EXERCISE DESCRIPTION » Write each line of the material exactly as given, from the top through the line that contains "plt.rcParams['axes.unicode_minus'] = False", and omit all pictures.

DATA »
▽
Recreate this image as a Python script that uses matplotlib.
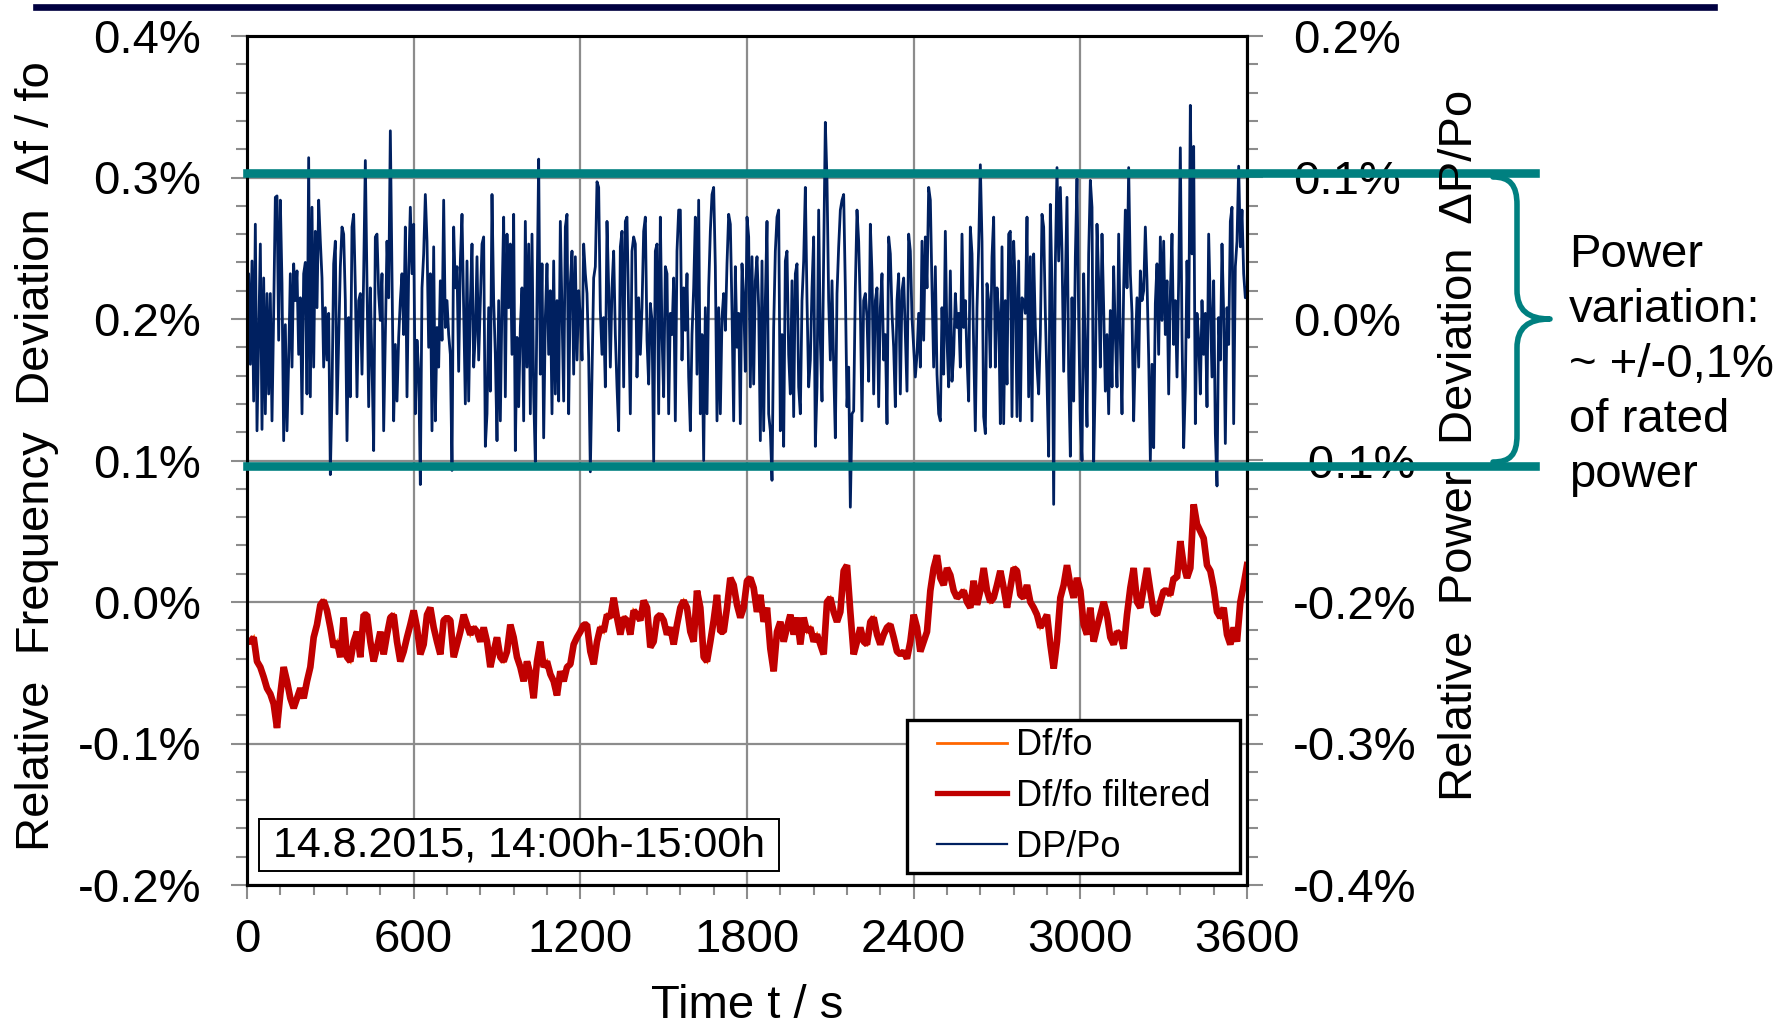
import matplotlib
matplotlib.use("Agg")
import matplotlib.pyplot as plt
import numpy as np
from matplotlib.lines import Line2D
from matplotlib.path import Path
from matplotlib.patches import PathPatch, Rectangle
from matplotlib.ticker import MultipleLocator, FuncFormatter

plt.rcParams['font.family'] = ['Liberation Sans', 'DejaVu Sans']
plt.rcParams['axes.unicode_minus'] = False

# DATA
# DP/Po, units of 0.001 %, one sample every ~6 s over 0..3600 s
dp_po_milli = [
    -15, 32, -32, 41, -58, 67, -79, -13, 53, -78,
    29, -67, 18, -53, 18, -72, 4, 86, 87, -15,
    84, 25, -86, -4, -79, -29, 32, -34, 39, 13,
    34, -25, 15, -67, 32, 40, -53, 114, -55, 79,
    -34, 62, 8, 84, 55, 29, -34, 8, -29, 4,
    -110, -53, 39, 55, -67, -15, 37, 65, 60, 13,
    -86, 1, -55, 65, 74, 22, -55, 13, 18, -39,
    32, 112, 27, -62, 22, -32, -93, 58, 60, 18,
    -1, 32, -79, -11, 55, 15, 133, 27, -72, -18,
    -58, -13, 13, 32, -11, 65, -55, 34, 79, 32,
    67, -67, -15, -37, -117, 22, 46, 88, 55, -20,
    32, -79, 51, -72, -6, -34, 27, -15, 84, -6,
    13, -11, -25, -107, 65, 22, 37, -37, 41, 74,
    8, -60, 41, -58, 11, 53, -34, -11, 44, -29,
    13, 53, 58, -90, -67, 8, -51, 88, 13, -25,
    -86, 13,
    # 900 .. 1800 s
    -72, 13, 72, -55, 60, 8, 53, -25, 74, -93,
    -13, -62, -6, 22, -72, 69, -34, 53, -67, 60,
    -53, -101, 13, 113, -39, 39, -84, 1, 39, -25,
    20, -67, 41, -53, 13, -58, 69, 4, -58, 65,
    74, -67, 25, 48, -39, 44, -29, 20, 1, -29,
    53, 32, 18, -27, -108, -39, 29, 37, 97, 93,
    6, -25, 1, -48, 69, 22, -34, 22, 48, -11,
    -48, -79, 51, 62, -48, 69, 72, 4, -67, 48,
    58, 53, -41, 15, -25, 8, 62, 72, -15, -46,
    11, -1, -101, 48, 53, -67, 72, -11, -55, 37,
    32, -67, 4, -11, 29, -72, 48, 77, 77, -29,
    22, -8, 32, -41, -79, -11, 22, 72, -39, 84,
    -67, -11, -100, 8, -67, 22, 62, 88, 93, 37,
    -72, 8, -67, 1, 18, -8, 39, 74, 67, 6,
    -72, 37, -20, 4, -74, 39, 15, -37, 72, 58,
    # 1800 .. 2700 s
    -48, 44, -46, 27, 44, 8, -86, 41, -79, 13,
    69, -67, -79, -114, -6, 48, 72, 77, -79, -11,
    -90, 41, 48, -25, -53, 27, -69, 32, 39, -48,
    -67, 13, 41, 93, 13, -48, -29, 22, 58, -90,
    -48, 77, -15, -58, 44, 139, 98, 13, -29, 27,
    -34, -84, 18, 51, 77, 84, 88, 22, -62, -34,
    -133, -67, -65, 22, 77, 55, 8, -72, 13, 18,
    1, -44, 67, 32, -53, 13, 22, -62, 8, 32,
    -29, -11, -74, 58, 46, 4, -20, -62, 13, 32,
    -53, 20, 29, -11, -51, 60, 48, 1, -20, -41,
    -25, 4, -34, 55, -15, 58, 22, 93, 84, 22,
    -34, 37, -39, -67, -72, 8, -39, 62, -15, -48,
    34, -44, -25, 18, -6, 4, -34, 60, -6, 13,
    -27, -58, 65, 46, -20, -79, 8, 51, 109, 55,
    -69, -81, 25, 13, -34, 44, 72, -34, 22, 4,
    # 2700 .. 3600 s
    -74, 51, -74, 13, -46, 60, 62, -69, 55, 22,
    -69, 41, -72, 15, 13, 4, 72, -55, 44, -72,
    46, -6, -34, -53, -11, 74, 65, 4, -44, -97,
    81, 22, -131, 39, 107, 41, 93, 48, -37, 25,
    86, -39, -97, 15, -58, 44, 99, 1, -72, -100,
    32, -25, -76, 46, 98, 79, -101, -41, 67, 27,
    -34, 60, 8, -51, -11, -67, 6, -48, 37, -11,
    -48, 60, -15, -67, 22, 77, 22, 107, 32, 4,
    -72, -22, 15, -34, 34, 13, 20, 65, 27, -27,
    -100, -32, -91, 11, 39, -25, 58, -1, 55, -11,
    27, -53, 18, 60, -18, 13, -41, 27, 121, -11,
    -91, -48, 41, -13, 151, 46, 122, -74, 4, -15,
    -53, 13, -25, 4, -62, 60, 8, -41, 27, -81,
    -118, 1, -29, 53, 4, -88, 8, -18, 69, 79,
    -74, 37, 55, 108, 51, 77, 32, 15, 22,
]

# Df/fo filtered, units of 0.001 %, one sample every 12 s
df_filtered_milli = [
    -28, -28, -25, -42, -46, -53, -61, -65, -72, -89,
    -65, -46, -56, -68, -75, -68, -61, -68, -56, -46,
    -25, -16, -2, 1, -6, -18, -32, -28, -39, -11,
    -39, -42, -28, -21, -39, -9, -9, -28, -42, -32,
    -21, -37, -23, -11, -9, -28, -42, -35, -25, -16,
    -6, -18, -37, -30, -9, -4, -18, -28, -37, -13,
    -11, -13, -39, -30, -21, -9, -16, -23, -18, -21,
    -28, -18, -28, -46, -35, -25, -39, -42, -35, -16,
    -25, -39, -46, -56, -42, -51, -68, -42, -28, -46,
    -42, -51, -56, -66, -49, -56, -46, -44, -30, -25,
    -21, -16, -16, -35, -44, -28, -18, -21, -9, -11,
    3, -11, -23, -11, -13, -23, -6, -9, -13, 1,
    -4, -32, -28, -11, -9, -13, -23, -18, -30, -16,
    -4, 1, -4, -21, -28, 8, -4, -39, -42, -28,
    -13, 5, -21, -21, -4, 17, 12, -2, -11, -4,
    15,
    17, 10, -7, 5, -14, -4, -33, -49, -21, -14,
    -28, -18, -9, -23, -11, -30, -11, -21, -18, -28,
    -23, -30, -37, 0, 3, -7, -14, -7, 22, 26,
    -7, -37, -28, -18, -28, -30, -14, -11, -23, -30,
    -23, -18, -16, -25, -35, -37, -35, -40, -28, -9,
    -18, -35, -28, -21, 8, 24, 33, 17, 12, 24,
    19, 8, 3, 5, 8, 0, -4, 15, -2, 8,
    24, 8, 0, 3, 12, 22, 10, -4, 10, 24,
    22, 5, 3, 12, 0, -4, -9, -18, -14, -9,
    -30, -47, -28, 3, 12, 26, 12, 3, 17, 8,
    -16, -23, -4, -28, -18, -9, 0, -9, -25, -30,
    -21, -23, -33, -9, 10, 24, 0, -4, 10, 24,
    8, -7, -9, 0, 8, 8, 5, 17, 17, 43,
    26, 17, 24, 69, 55, 50, 45, 26, 22, 10,
    -7, -11, -4, -23, -30, -18, -28, 0, 12, 26,
]
# the raw Df/fo trace lies under the filtered one in the picture
df_raw_milli = df_filtered_milli

band_limits = [0.103, -0.104]      # power band, % (teal lines)
x_ticks = [0, 600, 1200, 1800, 2400, 3000, 3600]
date_label = "14.8.2015, 14:00h-15:00h"
legend_labels = ["Df/fo", "Df/fo filtered", "DP/Po"]

dp_po = np.array(dp_po_milli) / 1000.0
df_filt = np.array(df_filtered_milli) / 1000.0
df_raw = np.array(df_raw_milli) / 1000.0
t_dp = np.linspace(0, 3600, len(dp_po))
t_df = np.linspace(0, 3600, len(df_filt))

NAVY = '#002060'
RED = '#C00000'
ORANGE = '#FF6600'
TEAL = '#008080'
GRID = '#8C8C8C'

W, H = 1778, 1025
fig = plt.figure(figsize=(W / 100, H / 100), dpi=100)


def fx(x):
    return x / W


def fy(y):
    return 1 - y / H


ax = fig.add_axes([fx(247), fy(885), 1000 / W, 849 / H])
ax2 = ax.twinx()


def pct(v, pos):
    if abs(v) < 1e-9:
        v = 0.0
    return f"{v:.1f}%"


ax.set_xlim(0, 3600)
ax.set_ylim(-0.2, 0.4)
ax2.set_ylim(-0.4, 0.2)
ax.set_xticks(x_ticks)
ax.xaxis.set_minor_locator(MultipleLocator(120))
for a in (ax, ax2):
    a.yaxis.set_major_locator(MultipleLocator(0.1))
    a.yaxis.set_minor_locator(MultipleLocator(0.02))
    a.yaxis.set_major_formatter(FuncFormatter(pct))
    for s in a.spines.values():
        s.set_linewidth(2.2)
        s.set_color('black')

ax.tick_params(axis='y', which='major', direction='out', length=11.5, width=1.5,
               color=GRID, labelsize=34, pad=21.5)
ax.tick_params(axis='y', which='minor', direction='out', length=8, width=1.5, color=GRID)
ax.tick_params(axis='x', which='major', direction='out', length=10, width=1.5,
               color=GRID, labelsize=34, pad=13.5)
ax.tick_params(axis='x', which='minor', direction='out', length=7, width=1.5, color=GRID)
ax2.tick_params(axis='y', which='major', direction='out', length=11.5, width=1.5,
                color=GRID, labelsize=34, pad=21.5)
ax2.tick_params(axis='y', which='minor', direction='out', length=8, width=1.5, color=GRID)

ax.grid(True, which='major', color=GRID, lw=1.6)

l_raw, = ax.plot(t_df, df_raw, color=ORANGE, lw=2.0, solid_joinstyle='miter')
l_filt, = ax.plot(t_df, df_filt, color=RED, lw=4.8, solid_joinstyle='bevel')
l_dp, = ax2.plot(t_dp, dp_po, color=NAVY, lw=2.0)

# band limits, drawn over the right tick labels
for b in band_limits:
    ax2.axhline(b, xmin=0, xmax=1.2875, color=TEAL, lw=6.2, clip_on=False, zorder=10)

# legend with a hand-placed frame
ax2.add_patch(Rectangle((0.66, 0.0141), 0.333, 0.1802, transform=ax2.transAxes,
                        facecolor='white', edgecolor='black', lw=2.4, zorder=5))
leg_handles = [Line2D([], [], color=ORANGE, lw=2.0),
               Line2D([], [], color=RED, lw=3.8),
               Line2D([], [], color=NAVY, lw=1.6)]
leg = ax2.legend(leg_handles, legend_labels, loc='center', bbox_to_anchor=(0.8265, 0.1042),
                 frameon=False, fontsize=26, handlelength=1.95, handletextpad=0.25,
                 labelspacing=0.44, borderpad=0, borderaxespad=0)
leg.set_zorder(6)

# date box
ax2.add_patch(Rectangle((0.0115, 0.0165), 0.5205, 0.0612, transform=ax2.transAxes,
                        facecolor='white', edgecolor='black', lw=1.4, zorder=5))
ax2.text(0.2718, 0.0471, date_label, transform=ax2.transAxes, fontsize=31,
         ha='center', va='center', zorder=6)

# axis titles
fig.text(fx(37), fy(456), "Relative  Frequency  Deviation  \u0394f / fo", rotation=90,
         fontsize=34, ha='center', va='center')
fig.text(fx(1460), fy(445), "Relative  Power  Deviation  \u0394P/Po", rotation=90,
         fontsize=34, ha='center', va='center')
fig.text(fx(747), fy(1018), "Time t / s", fontsize=34, ha='center', va='baseline')

# brace and note
verts = [(1493, 177), (1510, 177), (1517, 185), (1517, 205),
         (1517, 290),
         (1517, 310), (1528, 319), (1550, 319),
         (1528, 319), (1517, 328), (1517, 348),
         (1517, 435),
         (1517, 455), (1510, 462), (1493, 462)]
codes = [Path.MOVETO, Path.CURVE4, Path.CURVE4, Path.CURVE4,
         Path.LINETO,
         Path.CURVE4, Path.CURVE4, Path.CURVE4,
         Path.CURVE4, Path.CURVE4, Path.CURVE4,
         Path.LINETO,
         Path.CURVE4, Path.CURVE4, Path.CURVE4]
brace = Path([(fx(x), fy(y)) for x, y in verts], codes)
fig.add_artist(PathPatch(brace, transform=fig.transFigure, facecolor='none',
                         edgecolor=TEAL, lw=4.0, capstyle='round', joinstyle='round'))
fig.text(fx(1569), fy(365), "Power\nvariation:\n~ +/-0,1%\nof rated\npower",
         fontsize=34, ha='left', va='center', linespacing=1.33)

# dark rule along the top
fig.add_artist(Line2D([fx(36), fx(1714)], [fy(7.3), fy(7.3)], color='#000040', lw=4.8))

fig.savefig("out.png", dpi=100)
△
EXERCISE OUTPUT »
Recreate this image as a Python script that uses matplotlib.
import matplotlib
matplotlib.use("Agg")
import matplotlib.pyplot as plt
import numpy as np
from matplotlib.lines import Line2D
from matplotlib.path import Path
from matplotlib.patches import PathPatch, Rectangle
from matplotlib.ticker import MultipleLocator, FuncFormatter

plt.rcParams['font.family'] = ['Liberation Sans', 'DejaVu Sans']
plt.rcParams['axes.unicode_minus'] = False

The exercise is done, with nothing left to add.